Many things in life are apparently very true but, if repeatedly stated, could sound almost phony. I am now making this risk by repeating what Th. Dobzhansky has famously said - nothing in biology makes sense except in light of evolution. As a member of a genomics institute, it is worth the platitude because it is often under-appreciated how much evolutionary meaning there is in the deluge of genomic data. 

What does it mean when someone tells us that he/she is studying evolution? Our response would very likely be “evolution of what?” In other words, evolution is really a perspective rather than an object of study. One can be studying genetics, zoology, behavior, development or genomics with (or without) an evolutionary perspective but one does not study evolution per se.　

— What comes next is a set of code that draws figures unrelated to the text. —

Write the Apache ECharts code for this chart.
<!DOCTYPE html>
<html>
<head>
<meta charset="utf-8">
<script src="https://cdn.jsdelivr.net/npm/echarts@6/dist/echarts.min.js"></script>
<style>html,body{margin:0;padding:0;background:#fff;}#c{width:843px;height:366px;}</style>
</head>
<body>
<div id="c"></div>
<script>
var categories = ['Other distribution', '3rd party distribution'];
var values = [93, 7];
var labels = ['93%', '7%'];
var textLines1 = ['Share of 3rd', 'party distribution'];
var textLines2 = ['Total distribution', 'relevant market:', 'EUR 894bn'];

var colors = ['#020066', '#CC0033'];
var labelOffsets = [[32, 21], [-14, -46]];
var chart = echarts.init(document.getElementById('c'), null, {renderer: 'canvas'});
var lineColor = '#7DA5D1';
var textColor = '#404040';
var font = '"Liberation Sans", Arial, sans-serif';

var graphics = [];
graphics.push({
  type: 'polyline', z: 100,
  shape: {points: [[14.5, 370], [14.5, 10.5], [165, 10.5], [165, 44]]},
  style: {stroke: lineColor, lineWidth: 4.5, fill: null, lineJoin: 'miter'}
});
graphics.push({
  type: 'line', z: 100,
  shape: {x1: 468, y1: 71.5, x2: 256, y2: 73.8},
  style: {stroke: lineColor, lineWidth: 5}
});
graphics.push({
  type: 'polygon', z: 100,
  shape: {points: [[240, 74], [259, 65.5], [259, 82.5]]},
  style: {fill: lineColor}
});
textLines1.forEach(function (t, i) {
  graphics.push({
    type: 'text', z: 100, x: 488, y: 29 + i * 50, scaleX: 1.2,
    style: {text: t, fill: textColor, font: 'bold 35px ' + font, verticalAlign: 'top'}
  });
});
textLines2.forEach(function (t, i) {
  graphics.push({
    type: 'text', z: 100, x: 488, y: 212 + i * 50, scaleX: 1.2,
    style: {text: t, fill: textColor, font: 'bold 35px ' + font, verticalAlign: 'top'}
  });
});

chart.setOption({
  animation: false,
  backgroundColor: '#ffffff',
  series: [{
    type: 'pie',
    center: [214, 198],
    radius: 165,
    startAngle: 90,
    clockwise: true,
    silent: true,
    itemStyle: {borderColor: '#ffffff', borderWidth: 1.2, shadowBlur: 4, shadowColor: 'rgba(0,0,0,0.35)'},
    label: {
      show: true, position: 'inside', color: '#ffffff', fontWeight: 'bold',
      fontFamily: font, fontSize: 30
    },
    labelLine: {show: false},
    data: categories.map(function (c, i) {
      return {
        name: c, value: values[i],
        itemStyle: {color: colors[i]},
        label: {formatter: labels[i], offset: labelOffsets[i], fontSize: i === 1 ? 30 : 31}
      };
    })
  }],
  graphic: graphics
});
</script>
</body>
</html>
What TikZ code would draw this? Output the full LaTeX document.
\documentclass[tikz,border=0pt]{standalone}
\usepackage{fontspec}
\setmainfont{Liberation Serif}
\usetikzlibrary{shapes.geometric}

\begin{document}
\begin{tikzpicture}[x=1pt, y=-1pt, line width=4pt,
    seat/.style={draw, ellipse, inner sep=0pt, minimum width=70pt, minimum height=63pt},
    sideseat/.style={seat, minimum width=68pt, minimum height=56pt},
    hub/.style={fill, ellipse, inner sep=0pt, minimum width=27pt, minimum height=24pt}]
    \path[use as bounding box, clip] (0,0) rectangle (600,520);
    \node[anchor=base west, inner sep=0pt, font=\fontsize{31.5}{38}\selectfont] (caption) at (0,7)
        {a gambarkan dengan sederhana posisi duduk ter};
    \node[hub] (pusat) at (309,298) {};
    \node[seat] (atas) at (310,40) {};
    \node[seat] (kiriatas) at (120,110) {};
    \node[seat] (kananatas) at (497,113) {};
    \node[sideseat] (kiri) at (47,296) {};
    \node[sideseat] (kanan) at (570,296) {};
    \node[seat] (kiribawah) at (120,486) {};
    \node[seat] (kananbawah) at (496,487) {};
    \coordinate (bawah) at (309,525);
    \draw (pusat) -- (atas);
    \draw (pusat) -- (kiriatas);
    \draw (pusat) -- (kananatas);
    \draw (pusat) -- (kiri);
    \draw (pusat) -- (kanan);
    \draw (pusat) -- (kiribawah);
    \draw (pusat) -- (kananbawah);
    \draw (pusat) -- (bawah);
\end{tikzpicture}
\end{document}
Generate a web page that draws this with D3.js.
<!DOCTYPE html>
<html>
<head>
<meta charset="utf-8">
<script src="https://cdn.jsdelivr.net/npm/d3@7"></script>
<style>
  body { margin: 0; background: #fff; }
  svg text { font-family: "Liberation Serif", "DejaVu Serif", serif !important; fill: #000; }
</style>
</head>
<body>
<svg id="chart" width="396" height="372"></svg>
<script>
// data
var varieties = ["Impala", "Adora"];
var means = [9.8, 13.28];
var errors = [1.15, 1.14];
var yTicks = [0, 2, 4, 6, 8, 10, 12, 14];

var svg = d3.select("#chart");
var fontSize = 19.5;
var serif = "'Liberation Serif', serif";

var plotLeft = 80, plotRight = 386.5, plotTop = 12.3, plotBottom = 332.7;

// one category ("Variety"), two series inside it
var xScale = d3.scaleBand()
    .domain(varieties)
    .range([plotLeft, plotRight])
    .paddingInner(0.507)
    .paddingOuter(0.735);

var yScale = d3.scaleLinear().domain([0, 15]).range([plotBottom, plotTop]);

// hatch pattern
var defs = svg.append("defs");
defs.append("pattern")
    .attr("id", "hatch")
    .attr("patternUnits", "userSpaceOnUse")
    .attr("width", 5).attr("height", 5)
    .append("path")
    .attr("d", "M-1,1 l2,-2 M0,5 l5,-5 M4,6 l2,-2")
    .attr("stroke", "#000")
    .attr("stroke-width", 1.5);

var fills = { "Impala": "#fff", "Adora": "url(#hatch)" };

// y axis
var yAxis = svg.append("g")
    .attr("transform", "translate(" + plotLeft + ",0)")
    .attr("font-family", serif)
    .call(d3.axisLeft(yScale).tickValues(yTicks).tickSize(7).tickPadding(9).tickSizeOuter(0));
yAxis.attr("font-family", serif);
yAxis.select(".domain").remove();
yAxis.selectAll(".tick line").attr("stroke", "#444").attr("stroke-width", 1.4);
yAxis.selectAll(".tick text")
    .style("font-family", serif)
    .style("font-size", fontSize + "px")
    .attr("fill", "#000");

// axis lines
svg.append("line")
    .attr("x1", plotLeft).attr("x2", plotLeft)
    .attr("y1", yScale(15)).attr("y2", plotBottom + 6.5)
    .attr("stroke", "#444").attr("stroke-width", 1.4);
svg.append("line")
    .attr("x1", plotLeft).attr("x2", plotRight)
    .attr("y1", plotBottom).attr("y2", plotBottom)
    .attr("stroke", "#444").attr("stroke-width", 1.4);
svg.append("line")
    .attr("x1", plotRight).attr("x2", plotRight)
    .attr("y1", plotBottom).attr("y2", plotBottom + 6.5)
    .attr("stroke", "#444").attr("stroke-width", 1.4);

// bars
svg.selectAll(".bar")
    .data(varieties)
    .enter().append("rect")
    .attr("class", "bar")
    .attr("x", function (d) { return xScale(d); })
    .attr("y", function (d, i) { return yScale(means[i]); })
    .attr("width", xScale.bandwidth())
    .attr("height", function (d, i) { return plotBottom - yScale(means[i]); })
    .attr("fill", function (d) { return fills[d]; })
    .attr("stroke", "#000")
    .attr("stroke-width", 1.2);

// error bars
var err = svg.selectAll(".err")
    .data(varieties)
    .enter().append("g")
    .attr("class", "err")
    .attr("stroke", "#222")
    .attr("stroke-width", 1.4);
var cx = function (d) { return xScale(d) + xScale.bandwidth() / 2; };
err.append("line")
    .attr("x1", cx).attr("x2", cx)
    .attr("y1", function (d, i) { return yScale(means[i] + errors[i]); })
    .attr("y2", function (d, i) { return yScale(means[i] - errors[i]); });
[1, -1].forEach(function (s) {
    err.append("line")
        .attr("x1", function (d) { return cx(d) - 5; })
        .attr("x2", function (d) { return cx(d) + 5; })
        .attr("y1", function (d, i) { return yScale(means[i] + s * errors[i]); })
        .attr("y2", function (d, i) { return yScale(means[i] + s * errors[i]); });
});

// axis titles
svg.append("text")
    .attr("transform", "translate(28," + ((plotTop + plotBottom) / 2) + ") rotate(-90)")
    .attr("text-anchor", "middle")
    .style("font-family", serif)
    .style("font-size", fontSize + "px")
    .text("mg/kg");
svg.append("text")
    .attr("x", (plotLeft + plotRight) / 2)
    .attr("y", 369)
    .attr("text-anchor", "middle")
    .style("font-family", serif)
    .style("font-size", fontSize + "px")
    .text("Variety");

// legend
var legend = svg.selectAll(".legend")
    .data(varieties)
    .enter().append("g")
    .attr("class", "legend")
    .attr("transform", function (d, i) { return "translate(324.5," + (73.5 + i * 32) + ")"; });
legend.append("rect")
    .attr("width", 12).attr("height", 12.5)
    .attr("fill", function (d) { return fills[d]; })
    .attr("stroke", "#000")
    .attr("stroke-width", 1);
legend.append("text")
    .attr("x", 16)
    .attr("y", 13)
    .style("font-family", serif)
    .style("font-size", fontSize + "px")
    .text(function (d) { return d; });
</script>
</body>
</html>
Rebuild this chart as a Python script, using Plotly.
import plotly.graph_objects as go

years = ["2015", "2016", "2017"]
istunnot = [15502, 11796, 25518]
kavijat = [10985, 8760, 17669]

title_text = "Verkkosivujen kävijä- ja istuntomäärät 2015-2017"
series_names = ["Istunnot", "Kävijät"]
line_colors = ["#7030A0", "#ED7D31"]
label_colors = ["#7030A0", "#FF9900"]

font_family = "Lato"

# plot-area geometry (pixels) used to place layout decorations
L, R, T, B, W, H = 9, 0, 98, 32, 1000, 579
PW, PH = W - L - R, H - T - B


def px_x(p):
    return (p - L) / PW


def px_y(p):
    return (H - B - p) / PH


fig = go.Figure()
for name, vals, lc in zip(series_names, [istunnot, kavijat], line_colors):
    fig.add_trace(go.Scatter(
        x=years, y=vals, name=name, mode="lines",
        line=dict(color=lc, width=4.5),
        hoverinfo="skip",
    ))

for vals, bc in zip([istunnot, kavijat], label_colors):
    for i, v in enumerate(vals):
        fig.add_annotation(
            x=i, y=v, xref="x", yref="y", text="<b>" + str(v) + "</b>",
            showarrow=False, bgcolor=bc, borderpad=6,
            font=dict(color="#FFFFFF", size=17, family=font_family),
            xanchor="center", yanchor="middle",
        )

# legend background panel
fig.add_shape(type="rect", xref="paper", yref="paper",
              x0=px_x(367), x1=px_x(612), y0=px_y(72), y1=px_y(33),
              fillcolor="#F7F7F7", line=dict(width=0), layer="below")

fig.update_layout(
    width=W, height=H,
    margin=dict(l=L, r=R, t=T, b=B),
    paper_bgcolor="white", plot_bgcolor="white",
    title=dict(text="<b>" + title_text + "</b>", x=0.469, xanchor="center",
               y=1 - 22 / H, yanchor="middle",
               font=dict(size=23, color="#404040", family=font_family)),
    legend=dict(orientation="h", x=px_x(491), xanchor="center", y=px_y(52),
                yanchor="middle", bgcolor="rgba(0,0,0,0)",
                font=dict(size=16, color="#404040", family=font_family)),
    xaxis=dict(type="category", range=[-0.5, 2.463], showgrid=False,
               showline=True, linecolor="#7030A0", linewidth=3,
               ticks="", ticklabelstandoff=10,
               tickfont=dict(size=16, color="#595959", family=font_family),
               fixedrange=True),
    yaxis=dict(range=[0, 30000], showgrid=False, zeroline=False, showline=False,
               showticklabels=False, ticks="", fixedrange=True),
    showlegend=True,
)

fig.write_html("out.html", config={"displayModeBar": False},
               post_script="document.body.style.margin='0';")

Why then do we need an evolutionary perspective? To make this point, I will use as an example the two major discoveries in science in the 19th century – Darwinism and Mendelism. The example is the first law of Mendelian genetics - the law of equal segregation. A male or female of the A/a genotype is expected to produce gametes of A and a type at equal proportion (and a Mendelian 1:2:1 ratio for the AA, Aa and aa genotypes ensues). The question an evolutionist should ask is why the segregation ratio is so often 1:1. Imagine that A is able to take advantage of the segregation and push the ratio in its own favor to, say, 10:1. In that case, allele A will spread in the population and allele a will disappear.  Allele A is cheating against the rule of Mendelian segregation.  Therefore, one might wonder whether Darwinism negates Mendelism.

A special case of Mendelian segregation is the sex ratio problem which troubled Darwin. Why do most species have female : male ratio at 1: 1? Is it not beneficial to the species to have more females since males are almost always in excess for the need of sperm supply of the species? 

How do we reconcile between the seeming discrepancy between Darwinism and Mendelism? It turns out that Darwinian selection does indeed lead to the Mendelian ratio of 1:1.　 The deviation from the 1:1 ratio is referred to as meiotic drive (meaning the cheating allele is driven to high frequency by meiosis-related mechanisms, rather than by selection). Most known meiotic drive systems consist of two very closely-linked loci which are so close that they look like a single locus. This is understandable as a one-locus drive system is difficult to achieve mechanistically. In a one-locus system, allele A has to destroy allele a. The same locus has to act both as an activator and as a receiver by, for example, requiring a protein to recognize its own DNA as a target. In reality, A usually targets an allele of a second locus, b, which is closely linked to the allele a. Hence, the pre-requisite of a meiotic drive system is that an activator locus finds a target locus nearby in the genome. This requirement reduces the chance of the violation of Mendelism. 

Still, such violations would occasionally emerge. What would happen then? It can be shown by a mathematical argument that any third locus that nullifies the meiotic drive would be favored by selection. (The detailed reasoning is rather complex and we shall forgo it for now.) The interesting part is that this third locus does not have to be physically close to the locus A and B. Let me use an analogy to explain the preservation of Mendelism by Dariwinism. The violation of Mendelism (cheating) can happen only between neighbors. When the cheating occasional arises, any third party, who may live anywhere, would be favored if it could suppress the cheating. In the end, Mendelism is preserved by Selectionism. For a side note, the first law of Mendelian genetics should be about “segregation”, rather than about “equal segregation”.　

The message is a simple one. Something as basic as the first law of Mendelian genetics is also the product of natural selection. One can study biology without an evolutionary perspective and, indeed, many biologists and medical professionals appear to do so. However, biology is much more interesting if seen through the prism of natural selection.